Старуха спросила о сыне, первенце, самом дорогом своем мальчишке, и смотрела на Димку, как на последнюю надежду свою.
— Виделся я с ним. Перед отъездом. Он приболел немножко. Но уже пошел на поправку.
— Вспоминал ли про дом Кеша?
— Только о том и говорил. О вас, о деревне.
— Может, что просил сказать?
— Да сам вернется…
— Помер он. Вот сообщили с района, сегодня получила. А помер уж десять дней назад, — полились слезы. И, ухватив Димку за руку, спросила: — Ить ошиблись? Не Кеша помер? Спутали? Не мог же ты соврать, что с живым виделся? Вернется мой сынок?
Димка взял серый конверт из рук старухи. Прочел пару скупых строк, увидел дату — день своего отъезда. Понял, ошибки нет. Но как сказать о том ей — матери? Той, которая родила Кешку на горе Димке. Лишить ее единственной надежды — права на ожидание? Но тогда ей незачем станет жить…
«Но ведь она его родила, она его растила — его врага! Пусть узнает правду! Администрация зоны не ошибается! И Кешка поплатился за свое!» — кипели злые мысли в голове.
Шилов тяжело присел к столу. Глянул в заплаканные глаза старухи и вдруг — нет, не ее, это Кешкины глаза он увидел и вспомнил все, каждое его слово. Он словно чу- ял свою смерть.
— Нет! Он жив! Он скоро вернется! Это ошибка. Та- кое бывало. Не раз. Вы ждите его! Должен же кто-то встретить! — соврал старухе. — Я в этот день с ним был. Мы договорились встретиться в селе… Ему уже немного осталось.
— Спасибо тебе! — успокоилась, поверила старушка. Димка знал, она не станет перепроверять его.
На следующий день председатель колхоза наведался. Спросил Димку, не устал ли отдыхать? Предложил завтра же принять машину.
— Новую трехтонку возьмешь. Всего неделю назад пригнали ее. Работай. Помогай колхозу. В деле оно все быстрее забывается. И горькое…

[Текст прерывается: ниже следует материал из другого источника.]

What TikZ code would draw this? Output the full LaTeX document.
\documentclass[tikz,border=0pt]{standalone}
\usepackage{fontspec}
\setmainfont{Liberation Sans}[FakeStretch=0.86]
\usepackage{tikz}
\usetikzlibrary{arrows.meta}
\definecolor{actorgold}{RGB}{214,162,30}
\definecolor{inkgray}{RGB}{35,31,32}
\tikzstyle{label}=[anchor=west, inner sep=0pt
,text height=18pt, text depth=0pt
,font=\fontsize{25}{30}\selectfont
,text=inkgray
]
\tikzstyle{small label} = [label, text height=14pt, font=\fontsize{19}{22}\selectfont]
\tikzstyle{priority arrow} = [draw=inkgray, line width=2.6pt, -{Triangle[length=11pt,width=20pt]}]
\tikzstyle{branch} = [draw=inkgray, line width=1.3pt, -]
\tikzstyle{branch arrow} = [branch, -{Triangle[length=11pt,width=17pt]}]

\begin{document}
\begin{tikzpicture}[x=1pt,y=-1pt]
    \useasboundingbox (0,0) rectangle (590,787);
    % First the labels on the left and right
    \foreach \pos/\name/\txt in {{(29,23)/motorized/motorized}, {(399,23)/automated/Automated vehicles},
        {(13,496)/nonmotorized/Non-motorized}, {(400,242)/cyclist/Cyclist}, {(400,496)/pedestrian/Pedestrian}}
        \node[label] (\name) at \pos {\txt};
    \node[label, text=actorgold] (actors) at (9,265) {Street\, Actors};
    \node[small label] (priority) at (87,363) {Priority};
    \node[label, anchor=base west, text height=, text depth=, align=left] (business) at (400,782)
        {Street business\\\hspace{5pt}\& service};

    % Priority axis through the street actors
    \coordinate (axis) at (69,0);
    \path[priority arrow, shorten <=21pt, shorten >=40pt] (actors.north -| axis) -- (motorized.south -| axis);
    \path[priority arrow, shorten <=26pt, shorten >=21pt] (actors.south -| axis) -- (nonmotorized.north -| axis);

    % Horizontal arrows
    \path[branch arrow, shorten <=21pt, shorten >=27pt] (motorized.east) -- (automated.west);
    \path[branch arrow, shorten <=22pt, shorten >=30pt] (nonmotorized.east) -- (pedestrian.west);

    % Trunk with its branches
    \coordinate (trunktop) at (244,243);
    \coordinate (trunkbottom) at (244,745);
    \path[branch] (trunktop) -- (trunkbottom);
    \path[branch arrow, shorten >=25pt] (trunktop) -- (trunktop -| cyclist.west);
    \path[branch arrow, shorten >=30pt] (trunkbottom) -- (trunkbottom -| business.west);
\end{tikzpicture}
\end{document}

Димка утром не залежался в постели. Чуть свет вскочил. Сегодня машину примет. А потом… Поедет на ней знакомыми дорогами. Подальше от памяти, словно ничего плохого в жизни не было у него.
Опробовав, испытав машину, остановился у правления. Там кто-то ожидал председателя. В машине, из района. Шилов хотел повернуть в мехпарк, но перед ним, словно из-под земли, вырос Шомахов.

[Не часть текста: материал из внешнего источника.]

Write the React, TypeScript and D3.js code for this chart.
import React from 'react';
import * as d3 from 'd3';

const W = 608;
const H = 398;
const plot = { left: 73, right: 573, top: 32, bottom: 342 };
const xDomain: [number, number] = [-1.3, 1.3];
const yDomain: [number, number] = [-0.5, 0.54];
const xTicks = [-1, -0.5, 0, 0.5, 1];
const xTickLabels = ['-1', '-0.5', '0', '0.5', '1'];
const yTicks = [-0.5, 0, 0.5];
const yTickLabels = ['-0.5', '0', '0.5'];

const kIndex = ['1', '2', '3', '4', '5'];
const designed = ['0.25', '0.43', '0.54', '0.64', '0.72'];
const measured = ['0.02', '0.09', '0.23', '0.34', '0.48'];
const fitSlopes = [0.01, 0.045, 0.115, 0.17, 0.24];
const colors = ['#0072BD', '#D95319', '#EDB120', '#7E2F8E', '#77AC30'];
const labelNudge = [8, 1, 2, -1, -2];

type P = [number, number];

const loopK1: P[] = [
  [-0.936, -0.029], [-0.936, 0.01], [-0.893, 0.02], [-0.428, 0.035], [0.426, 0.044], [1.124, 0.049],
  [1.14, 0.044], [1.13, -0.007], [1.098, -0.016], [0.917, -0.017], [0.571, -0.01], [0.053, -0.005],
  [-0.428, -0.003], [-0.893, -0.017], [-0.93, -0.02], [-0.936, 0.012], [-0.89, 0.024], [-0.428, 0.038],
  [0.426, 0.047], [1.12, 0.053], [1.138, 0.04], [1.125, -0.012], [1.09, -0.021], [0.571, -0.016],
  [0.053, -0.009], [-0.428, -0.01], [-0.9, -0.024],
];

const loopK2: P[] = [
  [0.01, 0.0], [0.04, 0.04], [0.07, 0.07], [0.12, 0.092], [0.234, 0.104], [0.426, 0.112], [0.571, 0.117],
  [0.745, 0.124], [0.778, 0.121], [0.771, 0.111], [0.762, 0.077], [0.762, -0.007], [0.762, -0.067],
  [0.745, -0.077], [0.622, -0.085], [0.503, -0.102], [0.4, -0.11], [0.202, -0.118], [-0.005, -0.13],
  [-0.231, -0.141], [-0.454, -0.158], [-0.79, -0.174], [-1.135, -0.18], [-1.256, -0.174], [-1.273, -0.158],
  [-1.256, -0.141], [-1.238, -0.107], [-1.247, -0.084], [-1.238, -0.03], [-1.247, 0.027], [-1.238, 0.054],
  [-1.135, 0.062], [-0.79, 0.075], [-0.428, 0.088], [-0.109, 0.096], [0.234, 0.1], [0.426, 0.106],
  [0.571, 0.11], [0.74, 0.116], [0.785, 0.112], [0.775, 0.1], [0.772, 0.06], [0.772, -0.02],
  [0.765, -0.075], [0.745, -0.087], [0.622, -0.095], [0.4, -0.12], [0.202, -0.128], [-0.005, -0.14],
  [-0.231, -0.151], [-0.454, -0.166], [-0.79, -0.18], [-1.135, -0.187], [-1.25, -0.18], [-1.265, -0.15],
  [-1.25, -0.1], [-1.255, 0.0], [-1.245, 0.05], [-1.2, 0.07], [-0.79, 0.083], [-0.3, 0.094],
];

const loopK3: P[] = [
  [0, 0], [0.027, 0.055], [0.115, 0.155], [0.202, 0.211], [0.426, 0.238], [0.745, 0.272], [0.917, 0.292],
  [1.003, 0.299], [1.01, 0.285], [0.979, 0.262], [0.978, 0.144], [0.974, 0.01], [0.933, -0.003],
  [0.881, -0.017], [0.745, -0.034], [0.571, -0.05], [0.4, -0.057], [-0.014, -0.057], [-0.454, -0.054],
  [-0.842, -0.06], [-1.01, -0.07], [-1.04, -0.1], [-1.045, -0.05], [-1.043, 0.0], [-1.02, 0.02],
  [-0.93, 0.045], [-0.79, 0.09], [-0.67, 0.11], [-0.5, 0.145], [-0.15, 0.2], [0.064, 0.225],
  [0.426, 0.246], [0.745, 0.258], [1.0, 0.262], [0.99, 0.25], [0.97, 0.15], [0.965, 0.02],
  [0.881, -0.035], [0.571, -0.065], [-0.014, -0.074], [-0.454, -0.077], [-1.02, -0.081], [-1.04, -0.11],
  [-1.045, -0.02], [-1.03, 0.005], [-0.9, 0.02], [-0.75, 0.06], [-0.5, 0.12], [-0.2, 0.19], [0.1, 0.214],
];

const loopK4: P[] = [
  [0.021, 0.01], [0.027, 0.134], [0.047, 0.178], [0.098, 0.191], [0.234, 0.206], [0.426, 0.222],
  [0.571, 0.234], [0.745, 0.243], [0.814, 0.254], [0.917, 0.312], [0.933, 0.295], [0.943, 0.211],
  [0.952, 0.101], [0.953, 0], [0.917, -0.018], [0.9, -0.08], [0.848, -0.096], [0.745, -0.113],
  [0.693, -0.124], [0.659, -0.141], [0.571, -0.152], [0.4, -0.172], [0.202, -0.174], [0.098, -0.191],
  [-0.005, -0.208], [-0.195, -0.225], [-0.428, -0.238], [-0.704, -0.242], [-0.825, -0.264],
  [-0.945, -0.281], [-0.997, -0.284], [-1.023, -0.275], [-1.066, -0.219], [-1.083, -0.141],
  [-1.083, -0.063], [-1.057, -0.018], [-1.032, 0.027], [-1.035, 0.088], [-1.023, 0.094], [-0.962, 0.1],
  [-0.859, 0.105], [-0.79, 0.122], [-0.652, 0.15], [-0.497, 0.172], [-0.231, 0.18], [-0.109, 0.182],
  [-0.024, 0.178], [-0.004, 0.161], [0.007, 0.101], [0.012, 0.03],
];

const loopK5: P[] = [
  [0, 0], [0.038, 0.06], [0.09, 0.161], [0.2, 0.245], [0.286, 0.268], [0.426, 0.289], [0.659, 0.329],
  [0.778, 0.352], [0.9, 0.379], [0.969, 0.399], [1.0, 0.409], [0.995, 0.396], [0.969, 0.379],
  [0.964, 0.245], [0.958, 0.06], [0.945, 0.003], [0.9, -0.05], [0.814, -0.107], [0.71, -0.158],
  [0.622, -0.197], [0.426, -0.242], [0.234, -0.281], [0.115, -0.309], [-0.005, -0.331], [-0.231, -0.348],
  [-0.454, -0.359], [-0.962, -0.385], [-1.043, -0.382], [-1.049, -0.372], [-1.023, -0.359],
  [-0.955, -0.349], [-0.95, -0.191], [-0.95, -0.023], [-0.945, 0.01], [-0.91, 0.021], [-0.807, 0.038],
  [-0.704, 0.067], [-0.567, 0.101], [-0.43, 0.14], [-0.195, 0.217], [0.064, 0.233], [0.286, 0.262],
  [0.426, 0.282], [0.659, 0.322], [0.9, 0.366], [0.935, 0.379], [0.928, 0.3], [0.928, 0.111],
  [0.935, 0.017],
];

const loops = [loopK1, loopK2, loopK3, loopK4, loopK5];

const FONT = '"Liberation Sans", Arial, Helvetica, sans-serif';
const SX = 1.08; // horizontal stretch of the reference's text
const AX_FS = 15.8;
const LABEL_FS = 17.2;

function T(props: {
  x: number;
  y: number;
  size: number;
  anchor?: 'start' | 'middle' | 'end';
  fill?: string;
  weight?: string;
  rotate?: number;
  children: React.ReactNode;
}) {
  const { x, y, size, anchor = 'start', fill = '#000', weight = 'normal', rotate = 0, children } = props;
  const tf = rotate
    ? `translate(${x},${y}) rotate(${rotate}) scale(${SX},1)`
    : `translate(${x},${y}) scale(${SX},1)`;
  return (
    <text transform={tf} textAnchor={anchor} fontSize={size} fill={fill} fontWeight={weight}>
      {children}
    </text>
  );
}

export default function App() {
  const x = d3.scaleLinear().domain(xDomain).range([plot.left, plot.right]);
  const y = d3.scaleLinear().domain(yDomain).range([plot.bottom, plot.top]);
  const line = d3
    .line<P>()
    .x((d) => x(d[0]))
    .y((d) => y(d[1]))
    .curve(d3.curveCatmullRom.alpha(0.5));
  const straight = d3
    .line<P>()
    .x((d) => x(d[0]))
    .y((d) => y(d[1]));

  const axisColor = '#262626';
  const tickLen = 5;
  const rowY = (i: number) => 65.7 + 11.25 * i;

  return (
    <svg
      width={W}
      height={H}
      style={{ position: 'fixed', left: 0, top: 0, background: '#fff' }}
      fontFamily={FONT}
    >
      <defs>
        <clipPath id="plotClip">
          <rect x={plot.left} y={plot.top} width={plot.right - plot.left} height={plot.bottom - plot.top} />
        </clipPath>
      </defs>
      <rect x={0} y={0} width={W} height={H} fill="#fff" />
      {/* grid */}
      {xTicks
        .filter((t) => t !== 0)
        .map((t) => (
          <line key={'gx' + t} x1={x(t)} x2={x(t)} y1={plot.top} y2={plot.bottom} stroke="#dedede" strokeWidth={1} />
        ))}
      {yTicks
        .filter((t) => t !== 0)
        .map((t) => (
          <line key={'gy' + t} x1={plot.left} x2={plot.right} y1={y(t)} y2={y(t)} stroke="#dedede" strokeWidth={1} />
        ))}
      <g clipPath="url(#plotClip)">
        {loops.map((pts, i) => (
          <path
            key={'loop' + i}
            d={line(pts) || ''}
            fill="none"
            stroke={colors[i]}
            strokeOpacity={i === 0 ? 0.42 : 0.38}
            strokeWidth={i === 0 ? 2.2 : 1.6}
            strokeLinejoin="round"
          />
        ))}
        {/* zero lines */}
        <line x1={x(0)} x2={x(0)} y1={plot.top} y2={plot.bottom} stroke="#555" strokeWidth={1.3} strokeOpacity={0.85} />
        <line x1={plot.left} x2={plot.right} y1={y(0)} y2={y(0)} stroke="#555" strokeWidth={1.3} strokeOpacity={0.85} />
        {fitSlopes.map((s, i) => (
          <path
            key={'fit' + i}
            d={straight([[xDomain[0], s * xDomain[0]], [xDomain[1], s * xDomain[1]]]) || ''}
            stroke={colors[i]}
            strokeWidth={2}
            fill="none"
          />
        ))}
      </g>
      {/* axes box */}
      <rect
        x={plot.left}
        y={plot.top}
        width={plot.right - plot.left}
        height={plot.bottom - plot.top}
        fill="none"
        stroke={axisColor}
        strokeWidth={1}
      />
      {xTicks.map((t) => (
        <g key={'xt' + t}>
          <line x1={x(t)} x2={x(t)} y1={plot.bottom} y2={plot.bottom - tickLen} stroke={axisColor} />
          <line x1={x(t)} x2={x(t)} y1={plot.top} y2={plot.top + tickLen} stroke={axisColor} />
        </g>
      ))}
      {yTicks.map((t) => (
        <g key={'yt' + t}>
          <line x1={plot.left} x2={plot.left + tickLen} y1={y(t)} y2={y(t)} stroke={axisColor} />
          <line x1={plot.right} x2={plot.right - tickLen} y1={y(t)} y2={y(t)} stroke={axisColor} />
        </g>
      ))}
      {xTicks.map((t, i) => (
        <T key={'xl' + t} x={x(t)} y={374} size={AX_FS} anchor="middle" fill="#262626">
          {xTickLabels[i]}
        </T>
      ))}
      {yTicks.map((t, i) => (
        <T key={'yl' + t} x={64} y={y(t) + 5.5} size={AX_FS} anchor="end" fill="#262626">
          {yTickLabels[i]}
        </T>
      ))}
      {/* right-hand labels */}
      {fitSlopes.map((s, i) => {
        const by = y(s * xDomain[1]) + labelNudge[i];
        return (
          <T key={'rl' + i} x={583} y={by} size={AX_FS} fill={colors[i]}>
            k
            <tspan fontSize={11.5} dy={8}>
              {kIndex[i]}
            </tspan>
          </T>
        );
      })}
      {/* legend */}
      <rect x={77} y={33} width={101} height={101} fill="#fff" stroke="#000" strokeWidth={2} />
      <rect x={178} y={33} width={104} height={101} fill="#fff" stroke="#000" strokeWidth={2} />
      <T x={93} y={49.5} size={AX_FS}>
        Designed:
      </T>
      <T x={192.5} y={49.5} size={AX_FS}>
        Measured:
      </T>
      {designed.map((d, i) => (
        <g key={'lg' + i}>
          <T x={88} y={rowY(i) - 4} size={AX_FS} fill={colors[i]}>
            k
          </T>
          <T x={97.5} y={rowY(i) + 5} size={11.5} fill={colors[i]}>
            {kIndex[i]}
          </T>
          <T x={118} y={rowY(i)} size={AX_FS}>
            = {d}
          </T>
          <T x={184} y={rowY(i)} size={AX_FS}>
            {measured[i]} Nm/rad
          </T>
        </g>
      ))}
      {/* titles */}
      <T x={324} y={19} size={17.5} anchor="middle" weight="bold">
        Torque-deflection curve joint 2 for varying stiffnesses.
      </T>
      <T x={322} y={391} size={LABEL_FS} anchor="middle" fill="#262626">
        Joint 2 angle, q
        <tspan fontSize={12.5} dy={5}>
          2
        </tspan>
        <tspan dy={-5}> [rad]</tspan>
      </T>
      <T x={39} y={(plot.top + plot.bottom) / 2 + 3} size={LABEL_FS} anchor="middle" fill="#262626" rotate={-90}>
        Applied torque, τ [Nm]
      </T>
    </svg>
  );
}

— Дмитрий Шилов, если не ошибаюсь? С возвращеньем вас. Давно ожидаем.
— Меня? Зачем? — изумился мужик.
Маленький, словно игрушечный, мужик огляделся по
сторонам и, убедившись, что никто не видит, не может подслушать разговор, сказал холодно:
— Долг платежом красен. Мы — вам помогли. Вы — нам помогать будете.
— Завязал я. Будет с меня, — бледнел Димка, поняв, с кем говорит.
— Зачем же поспешность необдуманная? Иль забыли, что вы органам обязаны? — прищурился Шомахов.
— Век не забуду! До гроба! Из-за кого на северах оказался!
— Мы помогли вернуться вам. И не только в этом! Вы раньше вышли! И новая машина у вас. Да и к чему торг? Вы сами все прекрасно понимаете. Никто силой не заставит сотрудничать. Но и не защитит, не поможет. А у вас семья. Иль забыли? Я думаю, мы поработаем.
Димка, покраснев до макушки, согласно кивнул головой.
— Значит, до завтра. Я жду, — исчез Шомахов.